A Brighter October
The same headwinds that have clouded the economic outlook and the investing landscape remained in place as the calendar shifted from September and moved into October.
But that didn’t prevent the Dow Jones Industrial Average from turning in its best monthly performance since 1976, according to Barron’s.
Notably, market action this year followed a typical seasonal pattern—weakness in September and strength in October, according to S&P 500 data from the St.
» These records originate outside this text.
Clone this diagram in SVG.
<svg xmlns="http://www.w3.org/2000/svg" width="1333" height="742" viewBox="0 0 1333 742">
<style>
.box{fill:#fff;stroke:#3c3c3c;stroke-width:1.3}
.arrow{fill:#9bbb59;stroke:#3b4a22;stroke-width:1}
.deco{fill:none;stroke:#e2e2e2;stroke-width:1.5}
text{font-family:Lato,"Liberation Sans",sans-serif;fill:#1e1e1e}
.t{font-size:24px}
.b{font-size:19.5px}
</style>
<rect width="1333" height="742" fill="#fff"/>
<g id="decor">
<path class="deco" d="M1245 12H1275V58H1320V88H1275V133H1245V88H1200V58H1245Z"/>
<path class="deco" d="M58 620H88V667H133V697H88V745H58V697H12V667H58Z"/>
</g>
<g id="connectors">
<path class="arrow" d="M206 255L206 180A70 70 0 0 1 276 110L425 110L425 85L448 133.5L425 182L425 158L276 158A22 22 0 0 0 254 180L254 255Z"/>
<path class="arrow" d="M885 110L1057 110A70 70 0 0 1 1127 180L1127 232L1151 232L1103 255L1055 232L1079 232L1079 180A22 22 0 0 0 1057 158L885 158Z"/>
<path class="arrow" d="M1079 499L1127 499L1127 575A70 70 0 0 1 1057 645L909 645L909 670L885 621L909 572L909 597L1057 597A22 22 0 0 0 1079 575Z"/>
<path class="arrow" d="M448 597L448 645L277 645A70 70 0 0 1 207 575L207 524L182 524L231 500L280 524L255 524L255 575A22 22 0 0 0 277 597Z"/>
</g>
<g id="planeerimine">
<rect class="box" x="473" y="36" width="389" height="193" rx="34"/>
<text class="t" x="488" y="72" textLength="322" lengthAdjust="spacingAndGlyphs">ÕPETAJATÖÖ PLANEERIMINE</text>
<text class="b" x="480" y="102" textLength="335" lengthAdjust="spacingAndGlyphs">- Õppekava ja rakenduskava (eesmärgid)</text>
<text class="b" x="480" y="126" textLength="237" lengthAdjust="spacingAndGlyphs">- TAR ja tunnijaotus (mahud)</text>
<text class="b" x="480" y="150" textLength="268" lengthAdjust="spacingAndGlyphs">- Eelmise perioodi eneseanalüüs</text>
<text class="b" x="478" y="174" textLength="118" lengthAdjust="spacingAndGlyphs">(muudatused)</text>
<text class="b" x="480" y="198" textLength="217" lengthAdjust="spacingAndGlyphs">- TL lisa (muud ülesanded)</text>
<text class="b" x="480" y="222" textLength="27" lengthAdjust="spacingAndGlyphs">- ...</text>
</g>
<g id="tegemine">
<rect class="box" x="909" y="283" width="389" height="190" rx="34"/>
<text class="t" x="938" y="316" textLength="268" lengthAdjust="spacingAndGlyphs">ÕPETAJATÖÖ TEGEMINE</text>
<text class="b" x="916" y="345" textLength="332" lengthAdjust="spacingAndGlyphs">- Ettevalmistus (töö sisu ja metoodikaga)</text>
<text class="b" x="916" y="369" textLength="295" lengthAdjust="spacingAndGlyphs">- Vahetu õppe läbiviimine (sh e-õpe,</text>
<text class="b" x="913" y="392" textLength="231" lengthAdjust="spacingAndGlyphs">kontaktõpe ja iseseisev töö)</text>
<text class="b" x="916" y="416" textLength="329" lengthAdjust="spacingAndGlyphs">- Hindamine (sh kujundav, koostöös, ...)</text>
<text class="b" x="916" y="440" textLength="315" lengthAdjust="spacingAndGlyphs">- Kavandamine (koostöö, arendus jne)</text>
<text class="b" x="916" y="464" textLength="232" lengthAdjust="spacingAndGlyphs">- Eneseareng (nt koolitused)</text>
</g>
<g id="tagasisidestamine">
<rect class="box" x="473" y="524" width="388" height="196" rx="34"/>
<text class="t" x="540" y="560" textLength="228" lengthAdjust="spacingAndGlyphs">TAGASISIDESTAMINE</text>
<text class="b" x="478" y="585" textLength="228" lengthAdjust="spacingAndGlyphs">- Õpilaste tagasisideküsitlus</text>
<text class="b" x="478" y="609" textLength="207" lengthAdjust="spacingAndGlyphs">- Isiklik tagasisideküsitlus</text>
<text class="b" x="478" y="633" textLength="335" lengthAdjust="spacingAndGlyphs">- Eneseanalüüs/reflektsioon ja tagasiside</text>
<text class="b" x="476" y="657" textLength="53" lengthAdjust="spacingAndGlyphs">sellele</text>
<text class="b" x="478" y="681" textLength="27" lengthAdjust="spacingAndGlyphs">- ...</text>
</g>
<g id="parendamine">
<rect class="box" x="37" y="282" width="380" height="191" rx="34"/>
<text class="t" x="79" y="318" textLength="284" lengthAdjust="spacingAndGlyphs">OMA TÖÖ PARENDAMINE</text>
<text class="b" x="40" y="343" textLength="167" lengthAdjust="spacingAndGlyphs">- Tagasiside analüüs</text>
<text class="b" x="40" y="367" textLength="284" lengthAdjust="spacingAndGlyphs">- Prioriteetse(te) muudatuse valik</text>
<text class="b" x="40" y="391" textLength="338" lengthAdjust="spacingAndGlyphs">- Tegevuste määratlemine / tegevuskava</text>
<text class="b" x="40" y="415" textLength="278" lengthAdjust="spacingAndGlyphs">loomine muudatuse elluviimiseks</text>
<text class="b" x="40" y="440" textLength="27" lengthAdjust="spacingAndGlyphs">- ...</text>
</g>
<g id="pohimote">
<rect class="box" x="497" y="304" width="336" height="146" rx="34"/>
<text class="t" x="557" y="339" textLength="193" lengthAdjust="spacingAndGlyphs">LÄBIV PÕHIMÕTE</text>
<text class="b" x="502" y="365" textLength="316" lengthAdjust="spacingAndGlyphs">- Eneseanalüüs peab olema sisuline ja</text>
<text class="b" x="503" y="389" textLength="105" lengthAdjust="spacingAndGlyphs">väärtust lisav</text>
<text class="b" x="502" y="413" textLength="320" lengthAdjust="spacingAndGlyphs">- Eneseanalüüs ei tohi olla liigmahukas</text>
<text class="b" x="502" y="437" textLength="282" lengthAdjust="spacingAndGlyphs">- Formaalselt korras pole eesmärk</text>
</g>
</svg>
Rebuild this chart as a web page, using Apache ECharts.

Louis Federal Reserve.
Three factors did most of the heavy lifting last month:
- Oversold conditions led to buying—technical factors,
- Q3 profits are clearing a low hurdle, coming in better than expected (Refinitiv), and
- A late month story in the Wall Street Journal suggested that some Fed officials are showing greater unease with big rate hikes to fight inflation.
Another jumbo-sized rate hike is expected in November, but some folks at the Fed may want to slow things down and assess the economic impact of prior increases.
Nonetheless, inflation has yet to ease—see Figure 1.
Meanwhile, Gross Domestic Product (GDP), which is the largest measure of goods and services, rebounded in Q3 following declines in Q1 and Q2 (Figure 2).
Rising at a 2.6% annualized pace in Q3, real (inflation-adjusted) GDP hit a record $20.0 billion, barely eking out the prior record in Q4 2021.
Note how nominal (non-inflation adjusted) GDP has surged while real (adjusted for inflation) GDP has been nearly flat over the last four quarters. This means that the volume of goods and services moving through the economy has been almost flat (real GDP), as price hikes drove the total value of output (nominal GDP).
While GDP is an important quarterly report, it is backward-looking. In this case, July through September. We’re in November.
Investors attempt to price in economic events anywhere from six to nine months in the future.
Housing, which is an important leading economic indicator, is in a recession thanks to the stratospheric rise in mortgage rates.
The Leading Index, which consists of 10 economic reports that tend to presage economic activity, has dropped in six of the last seven months, according to the Conference Board.
The Leading Index has a perfect record of calling recessions over the last 60 years, but nailing the onset of a recession is not its strong point
A peek ahead
Historically, the fall typically marks a stronger seasonal period for stocks, according to the Stock Trader’s Almanac. The midterm elections could also bring some much-needed clarity.
Still, the economic fundamentals that have contributed to today’s bear market have yet to unwind.
But, as we’ve said before, no one rings a bell when a bear market ends. Investors seek out trends before they explicitly show up in the economic data. A durable market bottom will likely occur before the current trend shifts.